In the 2002 election cycle, 16 leadership committees—essentially political action committees run by elected politicians—in five states raised and spent more than $17 million.
State legislative leaders—senate and house majority and minority leaders, senate presidents and house speakers—are in high-profile positions and use these types of committees for several purposes, including helping candidates within their parties in key races throughout the state.
As part of the Party Lines study of state political parties, the Center for Public Integrity examined the role of leadership committees in a handful of states: Florida, New Jersey, Illinois, Virginia and New York. To help identify leadership committees in these states, the Center contacted legislative leaders, state money-in-politics research organizations and political journalists. To compile the financial data, the Center used the online disclosure databases provided by state campaign finance regulatory agencies.

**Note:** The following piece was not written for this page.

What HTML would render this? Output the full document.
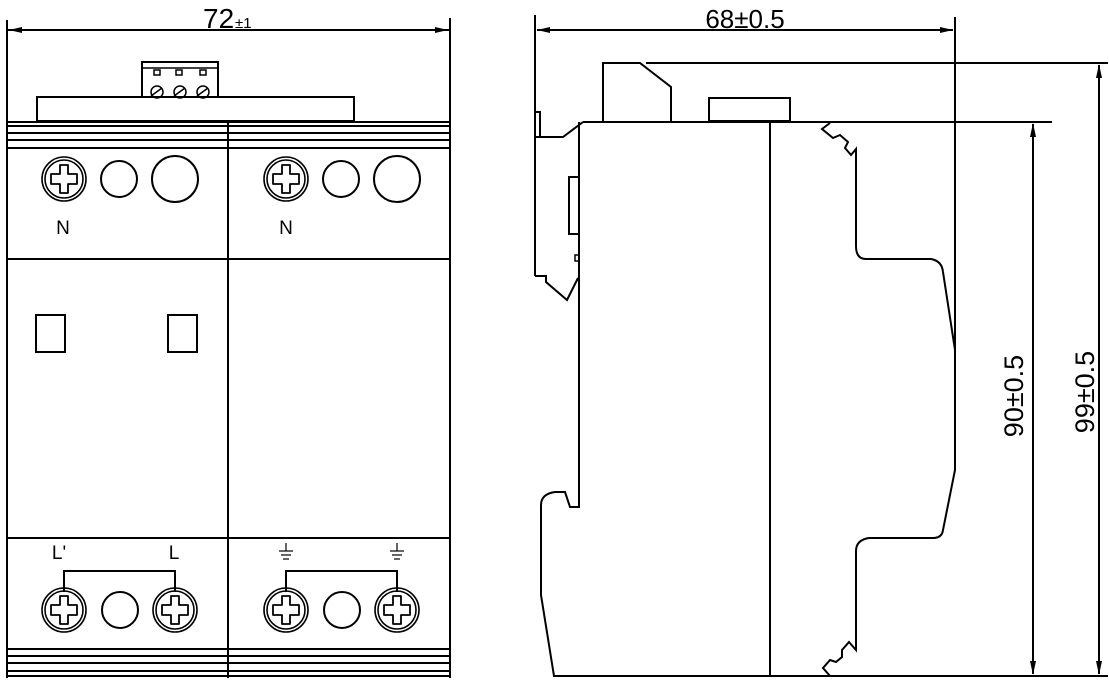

Because contribution limits and disclosure rules vary greatly from state to state, it is difficult to track money raised and spent by committees connected to legislative leaders. In many cases, it's hard even to determine which lawmakers operate such committees. Often, leadership PACs have generic or ambiguous names shielding them from affiliated lawmakers, such as "Committee for a Responsible Government" or "New Majority Project."
In Florida, legislators have formed leadership committees and have used a loophole in state law to solicit contributions of up to $50,000 from corporations and lobbyists without having to reveal contributor identities on campaign finance disclosure filings. In New Jersey, on the other hand, leadership committees are defined by statute and connected to the same positions in each party, independent of the lawmaker who holds the office.